Today, years since I have play the waltz, it still ignites a deep emotional and cognitive connection for me. I can “feel” every note as if it were my fingers touching the keys. However, if I sat down at the piano I would not remember how to play one note. I remember playing this piece; I do not remember how to play it. Why? Because I haven’t played it in years, and no amount of listening to it makes up for that lapse in practice.
This seems a poignant analogy for spiritual disciplines and faith practice. There are plenty of cognitive memories of significant moments in our faith. But stored memory of the mind is not the same as “active memory,” a concept similar to the principle of “muscle memory” in physical activity. Stored cognitive memory is what allowed me to recognize that waltz as soon as it began to play, and it is also cognitive memory that ignited associated emotions about playing the piece. But cognitive memory stops short of allowing me to actually play that piece again. I can remember everything about playing it; but I cannot play it. I would have to re-learn how to play the piece from memory, and that requires behavior associated with discipline and ritual — re-establishing active memory.
In our spiritual lives, and consequently our rhetoric about the spiritual, I think we confuse these two kinds of memory. Both have their place, and both are needed. But it would be unwise to hold our cognitive and intellectual memory responsible for delivering the how, the action. It would be analogous to me sitting down at the piano after all these years and saying to myself, “Play it! You remember the melody; you remember the emotions ignited from the melody — play it!” I can tell myself to “play it” all day long, but I don’t remember how to play it. Through practicing (with various instructional guides) I could once again be able to play it by memory.
I want to live by memory too, but I often find myself relying on cognitive and intellectual “memories” of my faith — thinking that those are enough to give me the how, to produce the action.

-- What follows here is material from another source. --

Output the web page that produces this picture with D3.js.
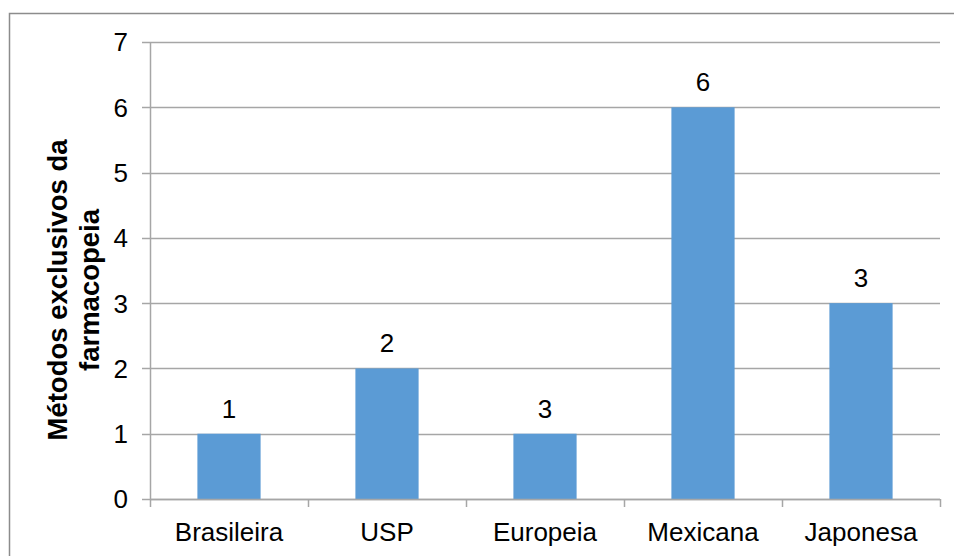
<!DOCTYPE html>
<html>
<head>
<meta charset="utf-8">
<script src="https://cdn.jsdelivr.net/npm/d3@7"></script>
<style>
  body { margin: 0; background: #fff; }
  text { font-family: "Liberation Sans", Arial, sans-serif; }
</style>
</head>
<body>
<div id="chart"></div>
<script>
const categories = ["Brasileira", "USP", "Europeia", "Mexicana", "Japonesa"];
const values = [1, 2, 1, 6, 3];
// labels as printed on the original (Europeia shows "3")
const valueLabels = ["1", "2", "3", "6", "3"];
const yTicks = [0, 1, 2, 3, 4, 5, 6, 7];

const width = 954, height = 556;
const plot = { left: 150, right: 940, top: 42, bottom: 499 };
const fs = 26;

const svg = d3.select("#chart")
  .append("svg")
  .attr("width", width)
  .attr("height", height);

// outer frame
svg.append("rect")
  .attr("x", 9.5).attr("y", 13.5)
  .attr("width", 960).attr("height", 560)
  .attr("fill", "none")
  .attr("stroke", "#8c8c8c")
  .attr("stroke-width", 1.5);

const x = d3.scaleBand()
  .domain(categories)
  .range([plot.left, plot.right])
  .paddingInner(0.6)
  .paddingOuter(0.3);

const y = d3.scaleLinear()
  .domain([0, 7])
  .range([plot.bottom, plot.top]);

const grey = "#a6a6a6";

// gridlines + y ticks
svg.append("g")
  .selectAll("line")
  .data(yTicks)
  .join("line")
  .attr("x1", plot.left - 8)
  .attr("x2", plot.right)
  .attr("y1", d => Math.round(y(d)) + 0.5)
  .attr("y2", d => Math.round(y(d)) + 0.5)
  .attr("stroke", grey)
  .attr("stroke-width", 1.5);

svg.append("g")
  .selectAll("text")
  .data(yTicks)
  .join("text")
  .attr("x", plot.left - 22)
  .attr("y", d => y(d))
  .attr("dy", "0.36em")
  .attr("text-anchor", "end")
  .attr("font-size", fs)
  .attr("fill", "#000")
  .text(d => d);

// y axis line
svg.append("line")
  .attr("x1", plot.left + 0.5).attr("x2", plot.left + 0.5)
  .attr("y1", plot.top).attr("y2", plot.bottom)
  .attr("stroke", grey)
  .attr("stroke-width", 1.5);

// bars
svg.append("g")
  .selectAll("rect")
  .data(values)
  .join("rect")
  .attr("x", (d, i) => x(categories[i]))
  .attr("y", d => y(d))
  .attr("width", x.bandwidth())
  .attr("height", d => y(0) - y(d))
  .attr("fill", "#5b9bd5");

// x axis baseline and ticks between categories
const boundaries = d3.range(categories.length + 1).map(i => plot.left + i * (plot.right - plot.left) / categories.length);
svg.append("line")
  .attr("x1", plot.left).attr("x2", plot.right)
  .attr("y1", plot.bottom + 0.5).attr("y2", plot.bottom + 0.5)
  .attr("stroke", grey)
  .attr("stroke-width", 1.5);
svg.append("g")
  .selectAll("line")
  .data(boundaries)
  .join("line")
  .attr("x1", d => d + 0.5).attr("x2", d => d + 0.5)
  .attr("y1", plot.bottom).attr("y2", plot.bottom + 8)
  .attr("stroke", grey)
  .attr("stroke-width", 1.5);

// category labels
svg.append("g")
  .selectAll("text")
  .data(categories)
  .join("text")
  .attr("x", d => x(d) + x.bandwidth() / 2)
  .attr("y", 541)
  .attr("text-anchor", "middle")
  .attr("font-size", fs)
  .attr("fill", "#000")
  .text(d => d);

// value labels
svg.append("g")
  .selectAll("text")
  .data(values)
  .join("text")
  .attr("x", (d, i) => x(categories[i]) + x.bandwidth() / 2)
  .attr("y", d => y(d) - 16)
  .attr("text-anchor", "middle")
  .attr("font-size", fs)
  .attr("fill", "#000")
  .text((d, i) => valueLabels[i]);

// y axis title
const title = svg.append("text")
  .attr("transform", "translate(67,290) rotate(-90)")
  .attr("text-anchor", "middle")
  .attr("font-size", 27.5)
  .attr("font-weight", "bold")
  .attr("fill", "#000");
title.append("tspan").attr("x", 0).attr("dy", 0).text("Métodos exclusivos da");
title.append("tspan").attr("x", 0).attr("dy", 32).text("farmacopeia");
</script>
</body>
</html>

It’s as if I’m taking those cognitive memories and saying to myself, “Live it! You know what scripture says; you remember the emotions you felt when you lived it before — live it!” I don’t remember how to live it; I’m out of practice.
Jamie Smith gets at this phenomenon in his book Desiring the Kingdom (2009). He talks about the fact that we are desiring beings — we are created primarily to be beings that love, by the design of the creator. Therefore we are what we love, and what we love is what we ritualistically practice loving on a daily basis. When we are practicing the ritual of our faith, the ritual of spiritual disciplines we are creating active memories. When faced with a situation of prescriptive Christian living or ethical/moral dilemma, the muscle memory takes over. We have done this before (frequently and recently); so we know how to do it again. We are living by memory.